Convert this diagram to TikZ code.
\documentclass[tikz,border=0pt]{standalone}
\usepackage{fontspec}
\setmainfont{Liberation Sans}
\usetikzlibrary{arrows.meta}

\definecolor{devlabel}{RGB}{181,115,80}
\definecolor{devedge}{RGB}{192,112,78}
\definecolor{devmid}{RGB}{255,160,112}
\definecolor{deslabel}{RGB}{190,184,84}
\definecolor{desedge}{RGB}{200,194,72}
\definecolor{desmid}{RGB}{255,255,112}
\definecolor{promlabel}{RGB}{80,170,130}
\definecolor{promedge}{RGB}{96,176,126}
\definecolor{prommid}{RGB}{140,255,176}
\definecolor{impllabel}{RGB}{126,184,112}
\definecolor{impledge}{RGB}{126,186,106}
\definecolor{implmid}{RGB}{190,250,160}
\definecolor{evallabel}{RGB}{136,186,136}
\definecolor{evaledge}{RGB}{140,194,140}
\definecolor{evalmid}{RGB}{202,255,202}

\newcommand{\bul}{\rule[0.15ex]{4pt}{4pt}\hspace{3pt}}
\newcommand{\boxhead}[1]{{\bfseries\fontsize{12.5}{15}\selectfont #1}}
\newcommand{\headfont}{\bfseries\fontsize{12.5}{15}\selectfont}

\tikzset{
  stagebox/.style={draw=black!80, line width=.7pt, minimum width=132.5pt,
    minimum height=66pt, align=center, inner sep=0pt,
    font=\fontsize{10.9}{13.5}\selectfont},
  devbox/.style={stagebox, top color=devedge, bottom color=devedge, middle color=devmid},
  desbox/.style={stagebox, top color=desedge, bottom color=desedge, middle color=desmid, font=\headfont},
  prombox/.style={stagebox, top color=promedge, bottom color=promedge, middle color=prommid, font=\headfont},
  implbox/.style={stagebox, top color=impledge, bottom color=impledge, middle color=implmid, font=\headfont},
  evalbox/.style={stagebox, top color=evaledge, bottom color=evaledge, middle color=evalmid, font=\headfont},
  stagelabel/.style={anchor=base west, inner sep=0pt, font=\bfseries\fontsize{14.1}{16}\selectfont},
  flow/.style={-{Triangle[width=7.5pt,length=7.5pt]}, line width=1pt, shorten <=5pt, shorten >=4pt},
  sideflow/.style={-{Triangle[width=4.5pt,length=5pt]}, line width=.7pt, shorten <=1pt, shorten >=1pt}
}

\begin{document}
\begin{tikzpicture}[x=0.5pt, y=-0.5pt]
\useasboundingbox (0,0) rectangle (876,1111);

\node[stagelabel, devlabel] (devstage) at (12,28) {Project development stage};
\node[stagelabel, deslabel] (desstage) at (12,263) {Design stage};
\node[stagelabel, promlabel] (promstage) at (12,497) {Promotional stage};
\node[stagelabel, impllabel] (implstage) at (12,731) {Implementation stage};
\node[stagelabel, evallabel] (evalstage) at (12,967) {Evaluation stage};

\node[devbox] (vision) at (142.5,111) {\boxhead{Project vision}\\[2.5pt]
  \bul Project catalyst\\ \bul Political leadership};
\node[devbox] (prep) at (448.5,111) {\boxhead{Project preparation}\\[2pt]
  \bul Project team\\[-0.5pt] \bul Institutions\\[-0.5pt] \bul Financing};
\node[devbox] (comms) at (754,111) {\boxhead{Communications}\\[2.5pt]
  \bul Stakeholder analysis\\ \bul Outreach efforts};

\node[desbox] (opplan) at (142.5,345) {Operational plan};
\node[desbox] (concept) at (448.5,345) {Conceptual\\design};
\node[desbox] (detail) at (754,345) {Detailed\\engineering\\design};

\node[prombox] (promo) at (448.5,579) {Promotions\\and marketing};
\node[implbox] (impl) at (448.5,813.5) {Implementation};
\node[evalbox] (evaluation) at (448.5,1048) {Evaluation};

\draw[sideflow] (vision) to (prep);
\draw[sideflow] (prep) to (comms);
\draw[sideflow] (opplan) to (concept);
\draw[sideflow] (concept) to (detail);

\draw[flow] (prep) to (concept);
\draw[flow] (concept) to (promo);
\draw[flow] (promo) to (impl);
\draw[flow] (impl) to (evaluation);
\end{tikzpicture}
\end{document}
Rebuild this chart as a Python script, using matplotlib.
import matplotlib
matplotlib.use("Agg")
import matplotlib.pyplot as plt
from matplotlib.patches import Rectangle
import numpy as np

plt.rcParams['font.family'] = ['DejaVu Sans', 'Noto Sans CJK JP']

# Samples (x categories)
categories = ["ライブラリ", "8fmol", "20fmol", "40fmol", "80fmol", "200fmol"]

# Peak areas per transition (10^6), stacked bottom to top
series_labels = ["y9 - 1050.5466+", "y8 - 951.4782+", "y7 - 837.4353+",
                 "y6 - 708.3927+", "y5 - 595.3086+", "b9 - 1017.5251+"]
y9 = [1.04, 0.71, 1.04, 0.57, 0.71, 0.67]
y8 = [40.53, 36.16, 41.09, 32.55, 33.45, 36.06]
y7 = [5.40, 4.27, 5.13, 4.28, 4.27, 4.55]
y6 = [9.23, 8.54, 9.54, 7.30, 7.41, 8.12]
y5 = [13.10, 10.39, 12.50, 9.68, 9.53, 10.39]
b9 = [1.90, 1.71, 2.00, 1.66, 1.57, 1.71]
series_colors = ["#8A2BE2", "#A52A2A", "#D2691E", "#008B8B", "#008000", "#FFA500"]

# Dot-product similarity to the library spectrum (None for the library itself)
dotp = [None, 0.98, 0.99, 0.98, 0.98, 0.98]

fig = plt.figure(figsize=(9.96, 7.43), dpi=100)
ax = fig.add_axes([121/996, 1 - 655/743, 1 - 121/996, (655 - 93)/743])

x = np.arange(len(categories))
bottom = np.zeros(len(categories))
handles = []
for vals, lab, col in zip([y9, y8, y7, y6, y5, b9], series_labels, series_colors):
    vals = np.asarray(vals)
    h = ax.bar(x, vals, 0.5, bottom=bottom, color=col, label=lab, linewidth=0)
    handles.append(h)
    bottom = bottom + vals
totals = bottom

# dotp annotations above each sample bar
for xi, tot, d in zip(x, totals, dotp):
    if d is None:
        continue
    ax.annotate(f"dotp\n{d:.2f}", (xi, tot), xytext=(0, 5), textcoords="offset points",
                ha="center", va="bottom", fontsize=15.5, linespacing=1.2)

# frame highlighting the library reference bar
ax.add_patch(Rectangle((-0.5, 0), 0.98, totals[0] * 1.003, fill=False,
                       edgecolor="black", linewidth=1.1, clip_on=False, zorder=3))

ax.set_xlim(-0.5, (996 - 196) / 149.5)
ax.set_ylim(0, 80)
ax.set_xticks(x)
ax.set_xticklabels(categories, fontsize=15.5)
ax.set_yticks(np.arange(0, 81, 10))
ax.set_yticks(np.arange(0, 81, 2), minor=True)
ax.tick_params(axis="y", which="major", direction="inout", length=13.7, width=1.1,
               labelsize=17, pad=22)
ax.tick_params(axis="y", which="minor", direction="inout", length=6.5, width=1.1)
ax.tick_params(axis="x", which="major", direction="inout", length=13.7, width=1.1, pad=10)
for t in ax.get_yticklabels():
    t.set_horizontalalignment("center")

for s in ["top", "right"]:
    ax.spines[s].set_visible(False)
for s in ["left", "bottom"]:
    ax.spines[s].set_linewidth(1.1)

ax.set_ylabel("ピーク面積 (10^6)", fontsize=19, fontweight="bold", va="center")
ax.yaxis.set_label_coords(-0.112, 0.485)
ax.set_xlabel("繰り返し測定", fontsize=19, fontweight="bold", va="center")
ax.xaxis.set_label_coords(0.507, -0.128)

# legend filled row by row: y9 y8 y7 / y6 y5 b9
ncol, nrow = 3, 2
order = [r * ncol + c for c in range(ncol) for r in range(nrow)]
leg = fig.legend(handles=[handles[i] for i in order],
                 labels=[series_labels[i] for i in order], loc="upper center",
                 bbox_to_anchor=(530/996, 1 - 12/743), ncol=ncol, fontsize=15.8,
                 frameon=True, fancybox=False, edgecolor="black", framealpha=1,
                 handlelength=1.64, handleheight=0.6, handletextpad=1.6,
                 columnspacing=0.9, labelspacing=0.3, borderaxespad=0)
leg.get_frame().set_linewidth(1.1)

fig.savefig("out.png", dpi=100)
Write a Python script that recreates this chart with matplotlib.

________

__Given request__
From the line with "Rebuild this chart" through the line with "linewidth=1.1, clip_on=False, zorder=3))", set down every line exactly and nothing besides.

__Full solution__
Rebuild this chart as a Python script, using matplotlib.
import matplotlib
matplotlib.use("Agg")
import matplotlib.pyplot as plt
from matplotlib.patches import Rectangle
import numpy as np

plt.rcParams['font.family'] = ['DejaVu Sans', 'Noto Sans CJK JP']

# Samples (x categories)
categories = ["ライブラリ", "8fmol", "20fmol", "40fmol", "80fmol", "200fmol"]

# Peak areas per transition (10^6), stacked bottom to top
series_labels = ["y9 - 1050.5466+", "y8 - 951.4782+", "y7 - 837.4353+",
                 "y6 - 708.3927+", "y5 - 595.3086+", "b9 - 1017.5251+"]
y9 = [1.04, 0.71, 1.04, 0.57, 0.71, 0.67]
y8 = [40.53, 36.16, 41.09, 32.55, 33.45, 36.06]
y7 = [5.40, 4.27, 5.13, 4.28, 4.27, 4.55]
y6 = [9.23, 8.54, 9.54, 7.30, 7.41, 8.12]
y5 = [13.10, 10.39, 12.50, 9.68, 9.53, 10.39]
b9 = [1.90, 1.71, 2.00, 1.66, 1.57, 1.71]
series_colors = ["#8A2BE2", "#A52A2A", "#D2691E", "#008B8B", "#008000", "#FFA500"]

# Dot-product similarity to the library spectrum (None for the library itself)
dotp = [None, 0.98, 0.99, 0.98, 0.98, 0.98]

fig = plt.figure(figsize=(9.96, 7.43), dpi=100)
ax = fig.add_axes([121/996, 1 - 655/743, 1 - 121/996, (655 - 93)/743])

x = np.arange(len(categories))
bottom = np.zeros(len(categories))
handles = []
for vals, lab, col in zip([y9, y8, y7, y6, y5, b9], series_labels, series_colors):
    vals = np.asarray(vals)
    h = ax.bar(x, vals, 0.5, bottom=bottom, color=col, label=lab, linewidth=0)
    handles.append(h)
    bottom = bottom + vals
totals = bottom

# dotp annotations above each sample bar
for xi, tot, d in zip(x, totals, dotp):
    if d is None:
        continue
    ax.annotate(f"dotp\n{d:.2f}", (xi, tot), xytext=(0, 5), textcoords="offset points",
                ha="center", va="bottom", fontsize=15.5, linespacing=1.2)

# frame highlighting the library reference bar
ax.add_patch(Rectangle((-0.5, 0), 0.98, totals[0] * 1.003, fill=False,
                       edgecolor="black", linewidth=1.1, clip_on=False, zorder=3))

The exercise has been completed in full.